People often ask me if it is really necessary to get up while it’s still dark to watch birds. And I always reassure them that of course not—I see a good number of birds whenever I start out in the day, including the afternoon.
But a special kind of magic in the wee hours in spring and early summer ebbs into the ordinary as the sun emerges. It only partly involves the number of species: if you’re out an hour or half hour before sunrise, you may still be hearing owls; birds most characteristic of twilight such as rails, woodcock, snipe, bitterns, nighthawks, and Le Conte’s Sparrows will be singing and calling and dancing in the sky most reliably; and daytime birds are also piping in, starting and ending with our good old robins, but also including White-throated Sparrows, House Wrens, Brown Thrashers, Baltimore Orioles, Rose-breasted Grosbeaks, and Song and Chipping Sparrows. Sure, if you’re in the right habitat, you can get just about any of these birds later in the morning, except the owls if crows don’t discover them first, but when they first awaken, before it’s light enough to look for breakfast, birds proclaim their existence with a unique and special exuberance before they get caught up in their other daily activities.
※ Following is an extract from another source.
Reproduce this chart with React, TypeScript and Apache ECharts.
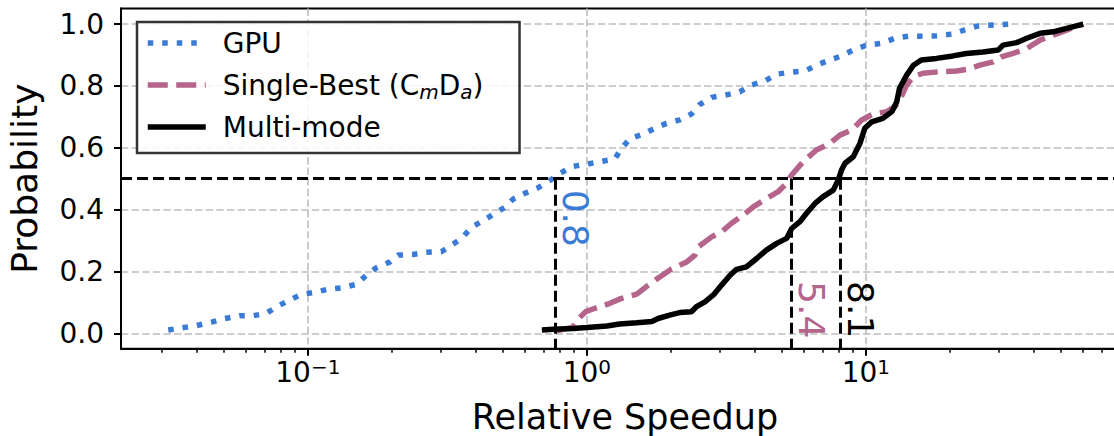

The main times in my lifetime that I’ve experienced these pre-dawn choruses have been when I’ve done Big Days, often starting out at 2 am; once a year for two decades when I did my Breeding Bird Surveys; several times a year when I’d stay at my mother-in-law’s in Port Wing, Wisconsin, so I could start out at 4 am on a long and satisfying walk; and during my teaching years in Madison, Wisconsin, when I’d get up at 4 every weekday in April and May to go birding before school started. I obviously couldn’t see many birds in twilight—I usually needed good light to pick out and identify birds visually—but the magical sounds of that pre-dawn chorus started my days with an ethereal beauty I’ve never experienced after the sun comes up.
I took the Cornell Lab of Ornithology’s field recording class in 2001, when Greg Budney was running it and we were staying at a research station in the Sierra Nevadas. That happened to be a year when the extraordinary Donald Kroodsma, an authority on how birds acquire their songs and one of my heroes, was there. At one of our sessions, Greg Budney said we’d be setting out early the next day to experience and record a “dawn chorus.” I’d already experienced plenty of dawn choruses, so I expected him to tell us we’d be getting up at 2, and certainly no later than 3. That was clearly what Don Kroodsma expected, too, but groans from the rest of the group led to a compromise—we wouldn’t even be leaving until 5 am. Sure, that was plenty early to catch a lot of bird song, but it wasn’t the magical experience of a true dawn chorus. (Don reminded me today that he headed up to the site at the proper time and "was finished recording when you all showed up!")
This spring, thanks to the pandemic I haven’t been able to get to any of my beloved places where warblers or Le Conte’s Sparrows abound. And I’m 68 now, way older than I was when I was teaching in my 20s or wending my way around Port Wing in my 30s, 40s and 50s and even into my 60s. But settling for the dawn chorus in my own backyard turned out to be a Good Thing, and this year I did something I’ve never done before, set out my stereo recorder every morning from April 29 through June 6. (On June 7, there was a thunderstorm.)
I don’t set my alarm—Russ doesn’t fall back asleep like he did when he was in his 20s and 30s, and courtesy to our spouses is even more important during a pandemic than the rest of the time. But even without an alarm, and even with our windows closed in the cold, I virtually always woke before 5 and on a few days just after 4 am, so I could catch the best of morning song and listen to the changes from half-hour to half-hour, even though as soon as I set up my recorder, I went back into the house.
My big regret is that I didn’t start doing this earlier—both in terms of this spring, so I could have caught the peak of sparrow migration and recorded some of this year’s Fox Sparrows, and in terms of my life. How I’d have loved to listen to recordings of my mother-in-law’s warblers waking up! And why didn’t I, even once, make a trip before dawn to my favorite Breeding Bird Survey area stops, not to count birds but simply to record them so later I could replay and enjoy their songs?
There’s no time machine for me to go back and correct that, but better late than never. Longevity isn’t a feature of my genetic makeup—few of my blood relatives made it to their 70s, and only a couple to 80, and I’ve already lived a few more years than my brother, godfather, or grandmother, and over a decade and a half more than my sister or father. Thanks to this pandemic, I happen to be in better shape than I’ve been in decades—when I’m sticking to home, it’s been easy to exercise every day, and when I’m not eating on the road, it’s easy to limit myself to healthy foods. I’m feeling great and hope I can last at least a couple more decades. Now that I know how wonderful it is to have these recordings of my own personal birds, I’ll be out there recording them every spring morning I’m lucky enough to experience for years to come.